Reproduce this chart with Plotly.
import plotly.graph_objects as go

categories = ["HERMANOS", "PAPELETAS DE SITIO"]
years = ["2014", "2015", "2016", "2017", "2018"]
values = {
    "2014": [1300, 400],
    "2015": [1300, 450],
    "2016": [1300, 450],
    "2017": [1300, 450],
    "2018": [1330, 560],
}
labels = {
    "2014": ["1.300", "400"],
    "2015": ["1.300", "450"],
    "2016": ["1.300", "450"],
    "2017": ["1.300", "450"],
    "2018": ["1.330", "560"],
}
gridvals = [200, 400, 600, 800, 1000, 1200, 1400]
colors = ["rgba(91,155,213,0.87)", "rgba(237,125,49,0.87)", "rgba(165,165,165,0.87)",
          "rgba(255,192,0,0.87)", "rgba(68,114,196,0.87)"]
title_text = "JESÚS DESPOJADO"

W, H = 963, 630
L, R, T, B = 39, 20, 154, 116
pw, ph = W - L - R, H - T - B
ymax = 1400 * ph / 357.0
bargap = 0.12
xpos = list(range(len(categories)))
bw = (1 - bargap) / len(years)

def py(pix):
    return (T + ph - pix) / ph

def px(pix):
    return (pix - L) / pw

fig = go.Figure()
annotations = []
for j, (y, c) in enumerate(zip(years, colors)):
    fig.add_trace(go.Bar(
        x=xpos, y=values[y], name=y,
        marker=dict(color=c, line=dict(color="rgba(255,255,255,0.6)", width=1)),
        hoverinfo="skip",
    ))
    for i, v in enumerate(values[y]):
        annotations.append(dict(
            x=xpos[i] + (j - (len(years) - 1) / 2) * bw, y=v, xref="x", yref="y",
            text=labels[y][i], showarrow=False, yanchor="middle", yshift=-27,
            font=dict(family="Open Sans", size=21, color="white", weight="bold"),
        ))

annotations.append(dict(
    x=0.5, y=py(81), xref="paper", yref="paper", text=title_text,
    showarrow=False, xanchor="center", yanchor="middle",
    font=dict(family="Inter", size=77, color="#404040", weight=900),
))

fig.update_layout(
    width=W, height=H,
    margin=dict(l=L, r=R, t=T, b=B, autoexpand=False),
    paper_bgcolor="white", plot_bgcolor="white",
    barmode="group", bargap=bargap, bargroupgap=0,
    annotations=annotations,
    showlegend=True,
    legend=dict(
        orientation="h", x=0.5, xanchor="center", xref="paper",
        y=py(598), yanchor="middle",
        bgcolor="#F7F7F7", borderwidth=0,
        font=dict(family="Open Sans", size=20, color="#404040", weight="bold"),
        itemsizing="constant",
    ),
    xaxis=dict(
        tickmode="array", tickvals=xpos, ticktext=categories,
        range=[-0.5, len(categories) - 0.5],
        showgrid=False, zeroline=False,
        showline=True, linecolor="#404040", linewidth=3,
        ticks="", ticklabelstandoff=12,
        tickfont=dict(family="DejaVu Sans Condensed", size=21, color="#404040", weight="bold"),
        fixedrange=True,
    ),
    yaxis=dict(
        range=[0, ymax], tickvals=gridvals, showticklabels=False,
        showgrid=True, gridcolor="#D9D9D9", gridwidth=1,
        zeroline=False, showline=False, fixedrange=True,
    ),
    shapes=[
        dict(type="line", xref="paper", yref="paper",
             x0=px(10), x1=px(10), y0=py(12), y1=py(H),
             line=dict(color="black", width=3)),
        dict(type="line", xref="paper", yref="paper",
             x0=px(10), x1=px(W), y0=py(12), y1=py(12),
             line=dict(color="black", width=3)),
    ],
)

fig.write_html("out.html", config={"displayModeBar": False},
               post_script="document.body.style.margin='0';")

...

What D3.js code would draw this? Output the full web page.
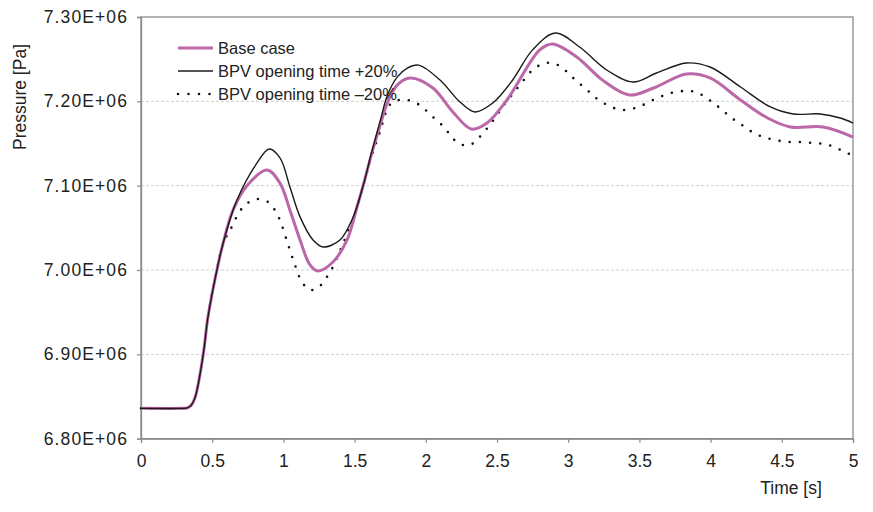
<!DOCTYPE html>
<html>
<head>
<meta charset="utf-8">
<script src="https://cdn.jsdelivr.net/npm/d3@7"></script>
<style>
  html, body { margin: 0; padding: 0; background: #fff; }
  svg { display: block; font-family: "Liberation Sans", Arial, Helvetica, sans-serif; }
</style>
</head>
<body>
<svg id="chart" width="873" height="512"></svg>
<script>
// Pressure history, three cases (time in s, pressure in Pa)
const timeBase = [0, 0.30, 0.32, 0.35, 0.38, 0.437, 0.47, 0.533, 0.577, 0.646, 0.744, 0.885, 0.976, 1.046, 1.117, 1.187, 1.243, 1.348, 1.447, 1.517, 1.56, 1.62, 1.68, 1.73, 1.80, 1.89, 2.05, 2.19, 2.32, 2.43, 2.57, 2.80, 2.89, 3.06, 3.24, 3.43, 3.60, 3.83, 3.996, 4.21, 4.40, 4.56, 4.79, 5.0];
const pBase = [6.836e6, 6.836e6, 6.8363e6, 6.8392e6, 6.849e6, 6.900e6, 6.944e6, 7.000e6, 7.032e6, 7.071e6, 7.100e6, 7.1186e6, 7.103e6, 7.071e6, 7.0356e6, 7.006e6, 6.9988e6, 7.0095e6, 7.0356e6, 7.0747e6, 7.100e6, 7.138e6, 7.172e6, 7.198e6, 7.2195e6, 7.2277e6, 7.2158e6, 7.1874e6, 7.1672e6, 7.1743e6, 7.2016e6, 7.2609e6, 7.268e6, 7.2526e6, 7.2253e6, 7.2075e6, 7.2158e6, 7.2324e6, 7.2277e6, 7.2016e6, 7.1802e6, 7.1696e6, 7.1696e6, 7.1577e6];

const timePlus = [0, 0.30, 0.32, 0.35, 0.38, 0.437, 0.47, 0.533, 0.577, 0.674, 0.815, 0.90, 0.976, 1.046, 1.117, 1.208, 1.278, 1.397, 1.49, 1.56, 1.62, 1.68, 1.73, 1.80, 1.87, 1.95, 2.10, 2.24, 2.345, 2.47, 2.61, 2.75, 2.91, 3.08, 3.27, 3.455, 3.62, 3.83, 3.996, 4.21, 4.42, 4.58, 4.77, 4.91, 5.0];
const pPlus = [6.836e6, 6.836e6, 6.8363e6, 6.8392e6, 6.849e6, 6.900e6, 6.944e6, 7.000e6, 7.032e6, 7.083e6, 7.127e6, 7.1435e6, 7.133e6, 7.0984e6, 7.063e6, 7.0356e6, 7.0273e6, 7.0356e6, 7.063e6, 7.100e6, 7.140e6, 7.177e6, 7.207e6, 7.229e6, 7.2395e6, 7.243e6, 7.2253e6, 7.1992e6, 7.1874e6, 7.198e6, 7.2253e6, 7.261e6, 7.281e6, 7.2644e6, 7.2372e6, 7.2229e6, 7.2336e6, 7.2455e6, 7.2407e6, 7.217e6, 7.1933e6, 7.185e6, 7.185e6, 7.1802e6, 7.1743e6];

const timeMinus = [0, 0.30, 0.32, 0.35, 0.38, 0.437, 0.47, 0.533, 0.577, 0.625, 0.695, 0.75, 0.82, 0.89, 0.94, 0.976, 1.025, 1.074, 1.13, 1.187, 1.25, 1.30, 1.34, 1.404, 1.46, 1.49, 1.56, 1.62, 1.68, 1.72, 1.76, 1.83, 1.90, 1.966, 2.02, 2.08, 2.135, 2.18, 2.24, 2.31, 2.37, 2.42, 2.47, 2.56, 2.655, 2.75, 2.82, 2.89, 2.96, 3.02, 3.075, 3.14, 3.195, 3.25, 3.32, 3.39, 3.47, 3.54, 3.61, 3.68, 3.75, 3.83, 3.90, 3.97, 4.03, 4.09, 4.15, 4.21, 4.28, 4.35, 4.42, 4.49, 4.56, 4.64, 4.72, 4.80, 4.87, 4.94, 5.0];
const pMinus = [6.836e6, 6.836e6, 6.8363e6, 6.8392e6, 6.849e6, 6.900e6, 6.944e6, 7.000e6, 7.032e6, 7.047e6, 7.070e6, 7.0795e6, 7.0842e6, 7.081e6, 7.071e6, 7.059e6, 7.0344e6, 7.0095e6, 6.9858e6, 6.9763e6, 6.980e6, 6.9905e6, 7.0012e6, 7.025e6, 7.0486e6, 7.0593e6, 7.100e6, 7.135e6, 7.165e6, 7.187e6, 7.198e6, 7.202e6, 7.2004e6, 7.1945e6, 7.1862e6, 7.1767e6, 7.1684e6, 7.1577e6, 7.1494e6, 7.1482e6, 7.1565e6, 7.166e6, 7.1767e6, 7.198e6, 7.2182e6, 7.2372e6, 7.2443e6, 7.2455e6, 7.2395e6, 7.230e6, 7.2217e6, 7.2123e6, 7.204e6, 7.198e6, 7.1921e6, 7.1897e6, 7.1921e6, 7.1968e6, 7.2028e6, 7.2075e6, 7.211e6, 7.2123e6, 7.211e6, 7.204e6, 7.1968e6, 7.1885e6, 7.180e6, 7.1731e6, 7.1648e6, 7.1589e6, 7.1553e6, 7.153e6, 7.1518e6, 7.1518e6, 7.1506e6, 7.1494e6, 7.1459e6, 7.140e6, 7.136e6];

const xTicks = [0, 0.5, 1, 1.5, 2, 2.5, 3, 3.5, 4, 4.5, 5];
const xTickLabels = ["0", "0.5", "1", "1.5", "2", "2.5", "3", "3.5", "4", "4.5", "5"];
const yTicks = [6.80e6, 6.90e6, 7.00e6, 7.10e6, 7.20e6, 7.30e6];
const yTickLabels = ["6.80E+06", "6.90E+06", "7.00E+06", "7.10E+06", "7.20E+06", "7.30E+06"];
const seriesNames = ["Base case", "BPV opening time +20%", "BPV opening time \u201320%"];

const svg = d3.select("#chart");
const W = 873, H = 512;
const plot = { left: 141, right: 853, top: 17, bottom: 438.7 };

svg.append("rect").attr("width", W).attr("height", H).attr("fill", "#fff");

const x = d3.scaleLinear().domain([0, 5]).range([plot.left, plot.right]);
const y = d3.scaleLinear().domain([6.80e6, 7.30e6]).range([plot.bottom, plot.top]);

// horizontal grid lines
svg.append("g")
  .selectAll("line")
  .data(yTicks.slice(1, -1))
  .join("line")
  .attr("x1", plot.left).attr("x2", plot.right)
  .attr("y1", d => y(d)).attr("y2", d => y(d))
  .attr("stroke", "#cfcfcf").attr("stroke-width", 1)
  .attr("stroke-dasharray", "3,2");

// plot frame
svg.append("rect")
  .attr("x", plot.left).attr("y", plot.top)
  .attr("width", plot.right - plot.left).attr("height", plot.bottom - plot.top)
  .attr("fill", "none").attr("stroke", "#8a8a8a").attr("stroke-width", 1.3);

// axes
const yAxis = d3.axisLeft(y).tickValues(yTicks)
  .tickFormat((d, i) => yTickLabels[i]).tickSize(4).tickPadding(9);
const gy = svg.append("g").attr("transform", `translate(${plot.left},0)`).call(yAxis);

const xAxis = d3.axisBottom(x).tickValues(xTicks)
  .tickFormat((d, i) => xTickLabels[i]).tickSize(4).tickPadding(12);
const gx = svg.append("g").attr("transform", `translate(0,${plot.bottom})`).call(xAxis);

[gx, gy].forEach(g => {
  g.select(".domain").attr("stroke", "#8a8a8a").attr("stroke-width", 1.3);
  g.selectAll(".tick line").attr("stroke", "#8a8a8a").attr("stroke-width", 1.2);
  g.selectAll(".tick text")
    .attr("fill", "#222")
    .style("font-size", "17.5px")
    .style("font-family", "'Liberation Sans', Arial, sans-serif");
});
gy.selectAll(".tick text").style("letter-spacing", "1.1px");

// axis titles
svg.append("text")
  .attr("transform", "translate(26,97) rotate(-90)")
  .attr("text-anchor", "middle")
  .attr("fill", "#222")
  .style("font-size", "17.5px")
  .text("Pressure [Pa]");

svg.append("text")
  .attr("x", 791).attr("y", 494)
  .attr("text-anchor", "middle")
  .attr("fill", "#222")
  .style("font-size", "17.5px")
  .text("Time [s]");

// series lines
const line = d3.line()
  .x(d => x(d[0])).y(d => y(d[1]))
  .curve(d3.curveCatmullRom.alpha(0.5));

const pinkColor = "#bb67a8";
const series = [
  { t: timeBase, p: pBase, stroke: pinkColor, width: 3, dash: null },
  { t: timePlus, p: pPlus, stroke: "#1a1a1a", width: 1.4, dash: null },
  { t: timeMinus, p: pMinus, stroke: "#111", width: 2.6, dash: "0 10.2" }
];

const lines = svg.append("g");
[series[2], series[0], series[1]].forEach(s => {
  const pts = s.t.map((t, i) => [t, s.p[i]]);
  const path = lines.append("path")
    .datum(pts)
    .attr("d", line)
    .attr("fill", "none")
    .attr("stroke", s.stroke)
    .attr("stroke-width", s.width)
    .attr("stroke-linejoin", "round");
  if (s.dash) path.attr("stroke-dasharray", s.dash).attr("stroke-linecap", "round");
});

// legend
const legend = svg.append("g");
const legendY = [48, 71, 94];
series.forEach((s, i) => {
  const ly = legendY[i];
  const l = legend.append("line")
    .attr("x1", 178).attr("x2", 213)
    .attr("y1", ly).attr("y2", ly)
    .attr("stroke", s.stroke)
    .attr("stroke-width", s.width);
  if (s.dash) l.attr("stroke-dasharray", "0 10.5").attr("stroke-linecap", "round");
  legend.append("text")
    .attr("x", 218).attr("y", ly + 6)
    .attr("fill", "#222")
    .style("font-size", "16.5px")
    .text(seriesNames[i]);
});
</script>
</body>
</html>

### SET PROBLEM
Go through the entries above and copy every line containing "chart".

### WRITTEN ANSWER
Reproduce this chart with Plotly.
<svg id="chart" width="873" height="512"></svg>
const svg = d3.select("#chart");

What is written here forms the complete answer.